I respect coaches because, they are expected to win matches even though the players at times, like Mo Salah the other day, selfishly declined to pass the ball to Sadio Mane who was in a better position to score but had Liverpool lost the game, the supporters wouldn’t have blamed Salah, but would have cursed Jurgen Klopp and even hurling expletives about his mother’s anatomy.
Having said that, I totally disagree with Kaizer Chiefs coach Ernst Middendorp and the manner in which he dealt with the Khama Billiat issue. Middendorp’s views gave me the impression that Billiat was not supposed to have gone to Harare to represent his country Zimbabwe in a World Cup qualifying match.
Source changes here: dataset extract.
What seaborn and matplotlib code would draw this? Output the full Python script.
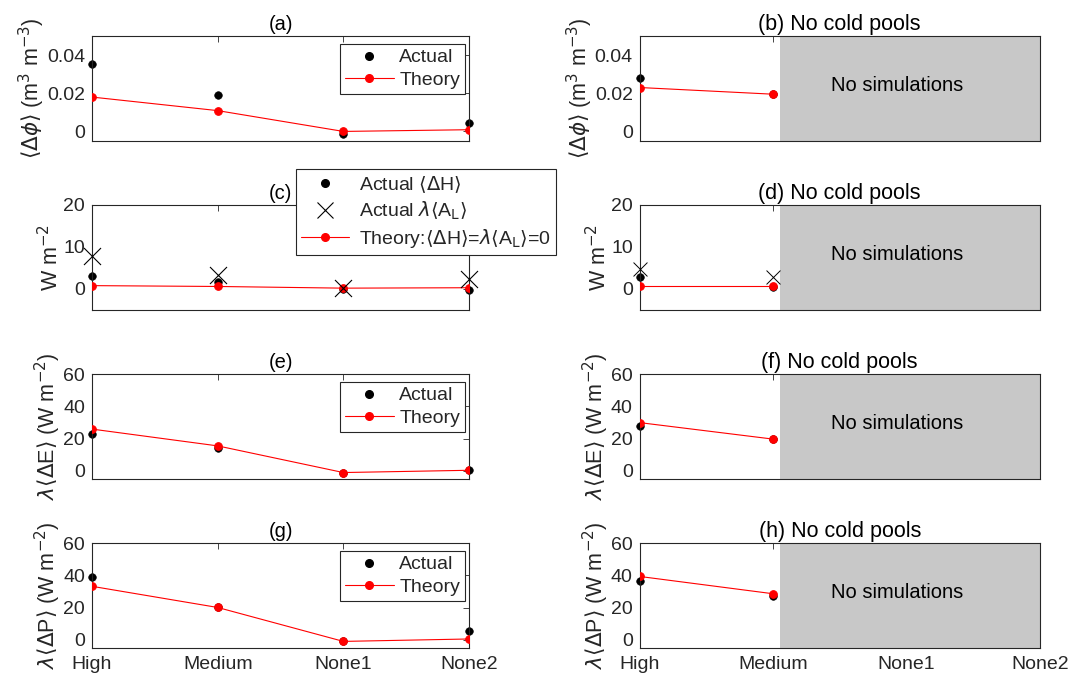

Zimbabwe had lost the first match 1-0 away to Somalia and it would have been lights out had they failed to get a positive result in the return leg. So, I guess Zimbabwe were within their rights to call Billiat to arms in the face of a mounting onslaught from Somali.
And Zimbabwe were justified in their decision because it was Billiat who not only played the full 90 minutes, but scored the winning goal that knocked the stuffing out of a determined Somalia and helped his country qualify for the group stages of the qualifiers.
But Middendorp was neither amused nor impressed. In his opinion, judging by his comments which appeared to give subtle hints that Billiat was in trouble for honoring a national call-up, the lithe winger will have to answer charges of why he honored a national call-up.
We all know it is every player’s dream to feature in the World Cup finals and I suppose Billiat is no exception. I suppose even Middendorp knows that a national association can call up a player, even if he is in Europe, to be assessed by national team doctors.
And if they feel the player is unfit, they will naturally declare him unfit, period. I hope Middendorp mends his relations with Billiat and stop behaving like a greenhorn and a boy still wet behind the ears and act like the father figure that he is before he loses the respect of his charges.